--- Task directions ---
Without the pictures, return all of the material exactly as written.

--- Data excerpt ---

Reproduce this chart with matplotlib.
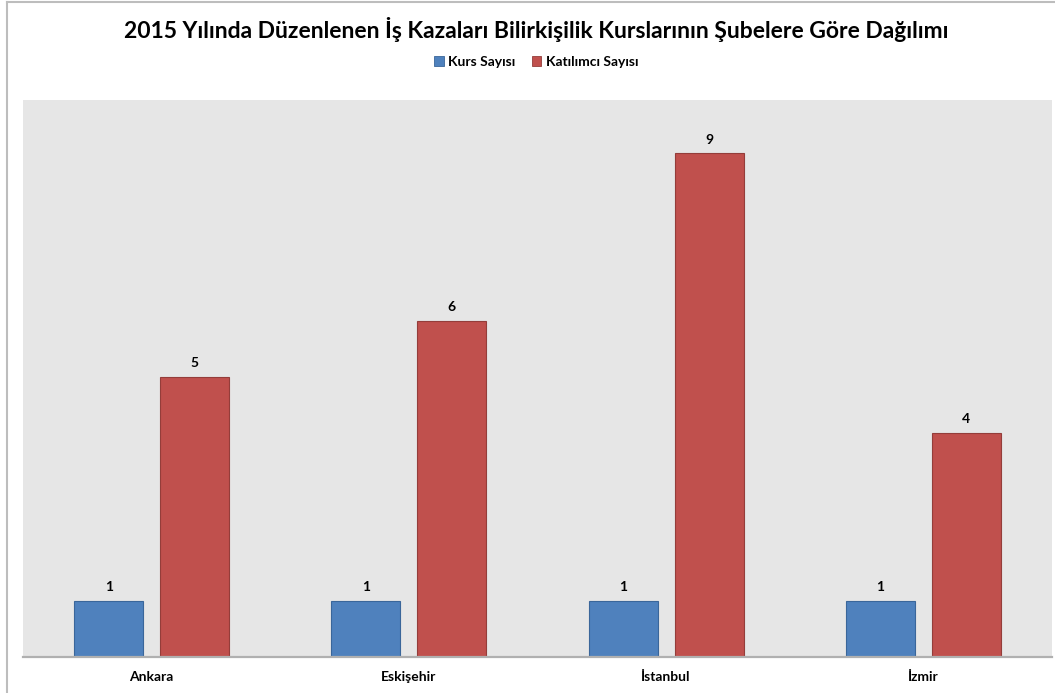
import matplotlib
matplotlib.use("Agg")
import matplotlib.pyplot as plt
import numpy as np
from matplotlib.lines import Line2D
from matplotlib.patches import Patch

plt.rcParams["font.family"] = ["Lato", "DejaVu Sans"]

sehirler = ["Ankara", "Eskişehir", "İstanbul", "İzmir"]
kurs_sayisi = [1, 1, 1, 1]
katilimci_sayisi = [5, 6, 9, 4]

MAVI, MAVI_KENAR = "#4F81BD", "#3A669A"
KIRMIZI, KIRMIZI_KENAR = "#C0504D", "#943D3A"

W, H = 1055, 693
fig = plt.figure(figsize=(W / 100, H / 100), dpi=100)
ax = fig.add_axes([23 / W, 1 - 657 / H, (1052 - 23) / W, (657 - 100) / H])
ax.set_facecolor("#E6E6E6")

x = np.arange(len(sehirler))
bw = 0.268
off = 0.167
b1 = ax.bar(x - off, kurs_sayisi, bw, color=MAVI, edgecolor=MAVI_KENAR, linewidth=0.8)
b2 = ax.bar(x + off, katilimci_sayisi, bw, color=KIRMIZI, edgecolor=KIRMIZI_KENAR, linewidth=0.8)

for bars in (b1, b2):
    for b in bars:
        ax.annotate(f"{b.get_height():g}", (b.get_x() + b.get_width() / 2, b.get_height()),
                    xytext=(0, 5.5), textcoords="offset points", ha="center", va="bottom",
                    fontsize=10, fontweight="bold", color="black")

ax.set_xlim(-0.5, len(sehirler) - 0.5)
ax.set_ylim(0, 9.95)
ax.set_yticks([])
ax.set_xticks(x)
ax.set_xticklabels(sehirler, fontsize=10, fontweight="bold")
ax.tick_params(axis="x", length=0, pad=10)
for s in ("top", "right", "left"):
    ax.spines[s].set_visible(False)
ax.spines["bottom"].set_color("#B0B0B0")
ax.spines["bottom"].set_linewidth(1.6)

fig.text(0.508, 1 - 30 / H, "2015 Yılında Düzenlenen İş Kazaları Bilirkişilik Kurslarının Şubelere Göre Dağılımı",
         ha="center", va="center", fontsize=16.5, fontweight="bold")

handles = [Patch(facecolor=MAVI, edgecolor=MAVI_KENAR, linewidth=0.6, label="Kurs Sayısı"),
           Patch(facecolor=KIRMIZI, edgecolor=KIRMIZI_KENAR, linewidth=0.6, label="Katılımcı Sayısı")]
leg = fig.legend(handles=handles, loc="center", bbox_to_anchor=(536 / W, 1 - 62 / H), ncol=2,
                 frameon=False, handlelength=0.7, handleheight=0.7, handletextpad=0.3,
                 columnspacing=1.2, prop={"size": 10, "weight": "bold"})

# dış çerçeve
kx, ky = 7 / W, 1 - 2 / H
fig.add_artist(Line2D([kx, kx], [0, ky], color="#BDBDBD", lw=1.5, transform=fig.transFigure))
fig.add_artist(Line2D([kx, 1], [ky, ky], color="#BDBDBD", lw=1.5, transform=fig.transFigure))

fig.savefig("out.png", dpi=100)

--- Task solution ---
Reproduce this chart with matplotlib.
import matplotlib
matplotlib.use("Agg")
import matplotlib.pyplot as plt
import numpy as np
from matplotlib.lines import Line2D
from matplotlib.patches import Patch

plt.rcParams["font.family"] = ["Lato", "DejaVu Sans"]

sehirler = ["Ankara", "Eskişehir", "İstanbul", "İzmir"]
kurs_sayisi = [1, 1, 1, 1]
katilimci_sayisi = [5, 6, 9, 4]

MAVI, MAVI_KENAR = "#4F81BD", "#3A669A"
KIRMIZI, KIRMIZI_KENAR = "#C0504D", "#943D3A"

W, H = 1055, 693
fig = plt.figure(figsize=(W / 100, H / 100), dpi=100)
ax = fig.add_axes([23 / W, 1 - 657 / H, (1052 - 23) / W, (657 - 100) / H])
ax.set_facecolor("#E6E6E6")

x = np.arange(len(sehirler))
bw = 0.268
off = 0.167
b1 = ax.bar(x - off, kurs_sayisi, bw, color=MAVI, edgecolor=MAVI_KENAR, linewidth=0.8)
b2 = ax.bar(x + off, katilimci_sayisi, bw, color=KIRMIZI, edgecolor=KIRMIZI_KENAR, linewidth=0.8)

for bars in (b1, b2):
    for b in bars:
        ax.annotate(f"{b.get_height():g}", (b.get_x() + b.get_width() / 2, b.get_height()),
                    xytext=(0, 5.5), textcoords="offset points", ha="center", va="bottom",
                    fontsize=10, fontweight="bold", color="black")

ax.set_xlim(-0.5, len(sehirler) - 0.5)
ax.set_ylim(0, 9.95)
ax.set_yticks([])
ax.set_xticks(x)
ax.set_xticklabels(sehirler, fontsize=10, fontweight="bold")
ax.tick_params(axis="x", length=0, pad=10)
for s in ("top", "right", "left"):
    ax.spines[s].set_visible(False)
ax.spines["bottom"].set_color("#B0B0B0")
ax.spines["bottom"].set_linewidth(1.6)

fig.text(0.508, 1 - 30 / H, "2015 Yılında Düzenlenen İş Kazaları Bilirkişilik Kurslarının Şubelere Göre Dağılımı",
         ha="center", va="center", fontsize=16.5, fontweight="bold")

handles = [Patch(facecolor=MAVI, edgecolor=MAVI_KENAR, linewidth=0.6, label="Kurs Sayısı"),
           Patch(facecolor=KIRMIZI, edgecolor=KIRMIZI_KENAR, linewidth=0.6, label="Katılımcı Sayısı")]
leg = fig.legend(handles=handles, loc="center", bbox_to_anchor=(536 / W, 1 - 62 / H), ncol=2,
                 frameon=False, handlelength=0.7, handleheight=0.7, handletextpad=0.3,
                 columnspacing=1.2, prop={"size": 10, "weight": "bold"})

# dış çerçeve
kx, ky = 7 / W, 1 - 2 / H
fig.add_artist(Line2D([kx, kx], [0, ky], color="#BDBDBD", lw=1.5, transform=fig.transFigure))
fig.add_artist(Line2D([kx, 1], [ky, ky], color="#BDBDBD", lw=1.5, transform=fig.transFigure))

fig.savefig("out.png", dpi=100)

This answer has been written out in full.